For American men, the black-white wage gap is at levels last seen in the 1950s

Workers assemble Volkswagen Passat sedans at the automaker’s plant in Chattanooga, Tenn.

The median earnings gap between black and white men now stands at levels last seen more than 60 years ago, according to a new working paper by Patrick Bayer of Duke University and Kerwin Kofi Charles of University of Chicago. The finding represents a reversal of years of progress, with wage disparities similar to what they were in 1950—four years before the Brown v. Board of Education ruling, 14 years before the passage of the Civil Rights Act, and a time when Jim Crow still dominated much of the country.

The paper tracks the earnings gap for black and white men ages 25 to 54 from 1940 through 2014. Previous research suggested this gap shrunk substantially through the 1970s, before stagnating since then. Clearly, a wage gap that hasn’t budged since the 1970s is disturbing. But previous literature missed a major piece of the equation: The rise in incarceration and a general decline in working class jobs over the past three decades that devastated blue collar careers and resulted in a growing group of men who aren’t working whatsoever.

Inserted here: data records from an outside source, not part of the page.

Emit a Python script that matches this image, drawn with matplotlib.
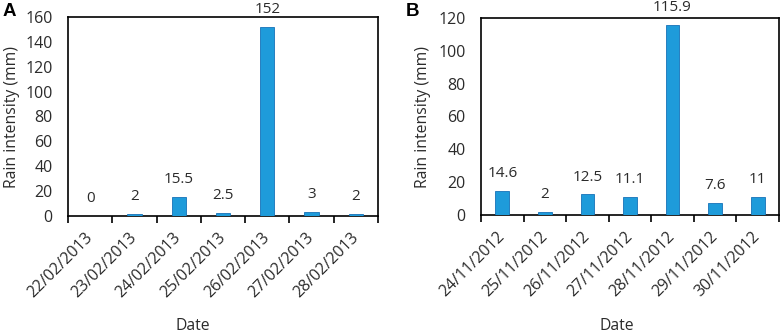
import matplotlib
matplotlib.use("Agg")
import matplotlib.pyplot as plt
import numpy as np

plt.rcParams['font.family'] = ['Open Sans', 'DejaVu Sans']

dates_a = ["22/02/2013", "23/02/2013", "24/02/2013", "25/02/2013",
           "26/02/2013", "27/02/2013", "28/02/2013"]
rain_a = [0, 2, 15.5, 2.5, 152, 3, 2]
labels_a = ["0", "2", "15.5", "2.5", "152", "3", "2"]
yticks_a = [0, 20, 40, 60, 80, 100, 120, 140, 160]

dates_b = ["24/11/2012", "25/11/2012", "26/11/2012", "27/11/2012",
           "28/11/2012", "29/11/2012", "30/11/2012"]
rain_b = [14.6, 2, 12.5, 11.1, 115.9, 7.6, 11]
labels_b = ["14.6", "2", "12.5", "11.1", "115.9", "7.6", "11"]
yticks_b = [0, 20, 40, 60, 80, 100, 120]

W, H = 782, 335
fig = plt.figure(figsize=(W / 100, H / 100), dpi=100)

BAR = '#1E9BDA'
EDGE = '#1672B8'
TXT = '#2b2b2b'
FS = 11


def panel(rect, dates, vals, labs, yticks, letter, letter_x, ylab_x, date_x):
    l, t, r, b = rect
    ax = fig.add_axes([l / W, 1 - b / H, (r - l) / W, (b - t) / H])
    x = np.arange(len(vals))
    ax.bar(x, vals, width=0.32, color=BAR, edgecolor=EDGE, linewidth=0.6, zorder=3)
    for xi, v, s in zip(x, vals, labs):
        ax.annotate(s, (xi, v), xytext=(0, 10), textcoords='offset points',
                    ha='center', va='baseline', fontsize=FS, color=TXT,
                    annotation_clip=False)
    ax.set_xlim(-0.5, len(vals) - 0.5)
    ax.set_ylim(yticks[0], yticks[-1])
    ax.set_yticks(yticks)
    ax.tick_params(axis='y', length=0, pad=11, labelsize=11.5, colors=TXT)
    ax.set_xticks(x)
    ax.set_xticklabels(dates, rotation=45, ha='right', va='center',
                       rotation_mode='anchor', fontsize=11.5, color=TXT)
    ax.tick_params(axis='x', which='major', length=0, pad=14)
    ax.set_xticks(np.arange(-0.5, len(vals), 1.0), minor=True)
    ax.tick_params(axis='x', which='minor', length=5, width=1.2, direction='out')
    for sp in ax.spines.values():
        sp.set_linewidth(1.2)
        sp.set_color('black')
    ax.set_ylabel("Rain intensity (mm)", fontsize=11.3, color=TXT, va='center')
    ax.yaxis.set_label_coords((ylab_x - l) / (r - l), 0.5)
    fig.text(date_x / W, 1 - 326 / H, "Date", ha='center', va='center',
             fontsize=11.3, color=TXT)
    fig.text(letter_x / W, 1 - 12 / H, letter, ha='left', va='center',
             fontsize=13.5, fontweight='bold', family=['Liberation Sans', 'DejaVu Sans'])
    return ax


panel((68, 17, 378, 216), dates_a, rain_a, labels_a, yticks_a, "A", 3, 12, 193)
panel((481, 18, 779, 215), dates_b, rain_b, labels_b, yticks_b, "B", 406, 423, 617)

fig.savefig("out.png", dpi=100)
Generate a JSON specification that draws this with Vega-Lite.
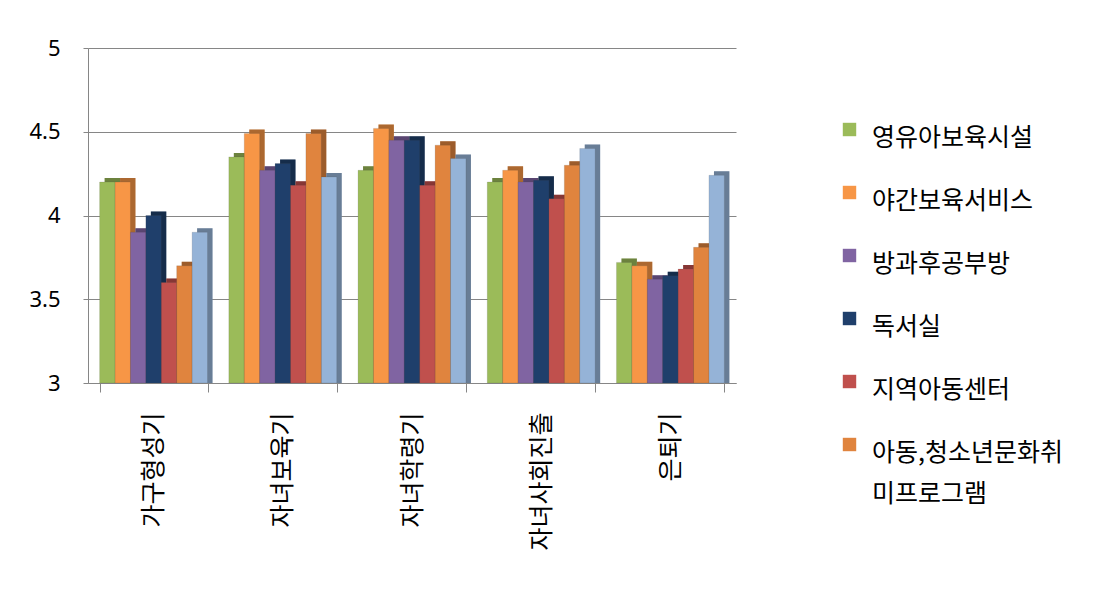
{
  "$schema": "https://vega.github.io/schema/vega-lite/v6.json",
  "width": 648,
  "height": 335,
  "autosize": "none",
  "padding": {"left": 88, "top": 48, "right": 362, "bottom": 215},
  "background": "white",
  "config": {
    "font": "Noto Sans CJK KR",
    "view": {"stroke": null}
  },
  "data": {
    "values": [
      {"stage": "가구형성기", "service": "영유아보육시설", "score": 4.2},
      {"stage": "가구형성기", "service": "야간보육서비스", "score": 4.2},
      {"stage": "가구형성기", "service": "방과후공부방", "score": 3.9},
      {"stage": "가구형성기", "service": "독서실", "score": 4.0},
      {"stage": "가구형성기", "service": "지역아동센터", "score": 3.6},
      {"stage": "가구형성기", "service": "아동,청소년문화취미프로그램", "score": 3.7},
      {"stage": "가구형성기", "service": "기타", "score": 3.9},
      {"stage": "자녀보육기", "service": "영유아보육시설", "score": 4.35},
      {"stage": "자녀보육기", "service": "야간보육서비스", "score": 4.49},
      {"stage": "자녀보육기", "service": "방과후공부방", "score": 4.27},
      {"stage": "자녀보육기", "service": "독서실", "score": 4.31},
      {"stage": "자녀보육기", "service": "지역아동센터", "score": 4.18},
      {"stage": "자녀보육기", "service": "아동,청소년문화취미프로그램", "score": 4.49},
      {"stage": "자녀보육기", "service": "기타", "score": 4.23},
      {"stage": "자녀학령기", "service": "영유아보육시설", "score": 4.27},
      {"stage": "자녀학령기", "service": "야간보육서비스", "score": 4.52},
      {"stage": "자녀학령기", "service": "방과후공부방", "score": 4.45},
      {"stage": "자녀학령기", "service": "독서실", "score": 4.45},
      {"stage": "자녀학령기", "service": "지역아동센터", "score": 4.18},
      {"stage": "자녀학령기", "service": "아동,청소년문화취미프로그램", "score": 4.42},
      {"stage": "자녀학령기", "service": "기타", "score": 4.34},
      {"stage": "자녀사회진출", "service": "영유아보육시설", "score": 4.2},
      {"stage": "자녀사회진출", "service": "야간보육서비스", "score": 4.27},
      {"stage": "자녀사회진출", "service": "방과후공부방", "score": 4.2},
      {"stage": "자녀사회진출", "service": "독서실", "score": 4.21},
      {"stage": "자녀사회진출", "service": "지역아동센터", "score": 4.1},
      {"stage": "자녀사회진출", "service": "아동,청소년문화취미프로그램", "score": 4.3},
      {"stage": "자녀사회진출", "service": "기타", "score": 4.4},
      {"stage": "은퇴기", "service": "영유아보육시설", "score": 3.72},
      {"stage": "은퇴기", "service": "야간보육서비스", "score": 3.7},
      {"stage": "은퇴기", "service": "방과후공부방", "score": 3.62},
      {"stage": "은퇴기", "service": "독서실", "score": 3.64},
      {"stage": "은퇴기", "service": "지역아동센터", "score": 3.68},
      {"stage": "은퇴기", "service": "아동,청소년문화취미프로그램", "score": 3.81},
      {"stage": "은퇴기", "service": "기타", "score": 4.24}
    ]
  },
  "encoding": {
    "x": {
      "field": "stage",
      "type": "nominal",
      "sort": ["가구형성기", "자녀보육기", "자녀학령기", "자녀사회진출", "은퇴기"],
      "scale": {"paddingInner": 0.165, "paddingOuter": 0.09},
      "axis": {
        "title": null,
        "labelAngle": -90,
        "labelFontSize": 25,
        "labelColor": "#000000",
        "labelPadding": 20,
        "tickBand": "extent",
        "tickSize": 9,
        "tickColor": "#868686",
        "domainColor": "#868686",
        "labelFont": "Noto Sans CJK KR"
      }
    },
    "y": {
      "field": "score",
      "type": "quantitative",
      "scale": {"domain": [3, 5], "zero": false},
      "axis": {
        "title": null,
        "values": [3, 3.5, 4, 4.5, 5],
        "format": "~g",
        "labelFontSize": 22,
        "labelColor": "#000000",
        "labelPadding": 23,
        "tickSize": 5,
        "tickColor": "#868686",
        "domainColor": "#868686",
        "gridColor": "#868686",
        "gridWidth": 1.2,
        "labelFont": "Noto Sans"
      }
    },
    "y2": {"datum": 3},
    "color": {
      "field": "service",
      "type": "nominal",
      "scale": {
        "domain": ["영유아보육시설", "야간보육서비스", "방과후공부방", "독서실", "지역아동센터", "아동,청소년문화취미프로그램", "기타"],
        "range": ["#9BBB59", "#F79646", "#8064A2", "#1F3F6B", "#C0504D", "#E0843E", "#95B3D7"]
      },
      "legend": {
        "title": null,
        "orient": "none",
        "legendX": 749,
        "legendY": 69,
        "values": ["영유아보육시설", "야간보육서비스", "방과후공부방", "독서실", "지역아동센터", "아동,청소년문화취미프로그램"],
        "symbolType": "square",
        "symbolSize": 180,
        "symbolStrokeWidth": 0,
        "labelFontSize": 25,
        "labelColor": "#000000",
        "labelLimit": 300,
        "labelOffset": 10,
        "rowPadding": 29,
        "labelExpr": "datum.label == '아동,청소년문화취미프로그램' ? ['아동,청소년문화취', '미프로그램'] : datum.label",
        "labelBaseline": "top",
        "encode": {
          "labels": {"update": {"lineHeight": {"value": 41}, "dy": {"value": -4}}}
        }
      }
    }
  },
  "layer": [
    {
      "mark": {"type": "bar", "yOffset": -4},
      "encoding": {
        "xOffset": {
          "field": "service",
          "type": "nominal",
          "sort": ["영유아보육시설", "야간보육서비스", "방과후공부방", "독서실", "지역아동센터", "아동,청소년문화취미프로그램", "기타"],
          "scale": {"paddingInner": 0, "range": [5, 112.9]}
        }
      }
    },
    {
      "mark": {"type": "bar", "yOffset": -4, "opacity": 0.3},
      "encoding": {
        "color": {"value": "#000000"},
        "xOffset": {
          "field": "service",
          "type": "nominal",
          "sort": ["영유아보육시설", "야간보육서비스", "방과후공부방", "독서실", "지역아동센터", "아동,청소년문화취미프로그램", "기타"],
          "scale": {"paddingInner": 0, "range": [5, 112.9]}
        }
      }
    },
    {
      "mark": {"type": "bar", "stroke": "#4a4a4a", "strokeOpacity": 0.25, "strokeWidth": 0.6},
      "encoding": {
        "xOffset": {
          "field": "service",
          "type": "nominal",
          "sort": ["영유아보육시설", "야간보육서비스", "방과후공부방", "독서실", "지역아동센터", "아동,청소년문화취미프로그램", "기타"],
          "scale": {"paddingInner": 0}
        }
      }
    }
  ],
  "resolve": {"scale": {"xOffset": "independent"}}
}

By including all men in the analysis, not just those who are working, Bayer and Charles found that the black-white wage gap for men hasn’t simply stagnated since the 1970s, it has gotten worse—much worse. Black men are earning less and also are less likely to be employed compared to their white counterparts. At the height of the Great Recession, for example, 37.8 percent of black men were not working vs. 18.6 percent of white men (compared to 18 percent for black men in 1960 versus 8 percent for white men).

This reversal in progress isn’t due to differences in education levels. Black men today are much better educated than they were in 1950s. The rising level of education among black men was a significant driver of the initial narrowing of the racial wage gap in the 1950s and 1970s. While black men today have slightly less education than their white counterparts (about a year less), the discrepancy is much smaller than it was 70 years ago.

But in today’s economy, one’s level of education is more important than ever in determining whether you have a job, and whether that job is high quality. So even though the black-white gap in educational attainment today is narrow, any gap that exists matters much more for earnings. In fact, had black men not made such large gains in education, the earnings gap would have been even larger. Other research points out that factors such as the decline in unions, the failure to raise the minimum wage, and the failure to enforce anti-discrimination laws also played a role.

Bayer and Charles also find that there is growing inequality among black men themselves. While there has been a remarkable lack of progress and even a relapse in terms of closing the earnings gaps between middle- and lower-class black men, black men in the top quarter of the earnings distribution have made sizeable gains—and continue to see an increase in their earnings both in absolute terms as well as relative to their white male peers. The two researchers suggest that this could be due to more equal access to certain high-skilled occupations and universities.

Recent media attention has tended to focus on the plight of the white working class, whose financial security has been shattered over the past 30 years. There is no doubt that the experiences of the white working class should be a cause for concern, but we must acknowledge that the same economic forces affecting all working-class men—rising inequality, the decline of unions, the greater risk of unemployment, and the rise in incarceration—have been especially destructive for black men and have all but reversed years of progress.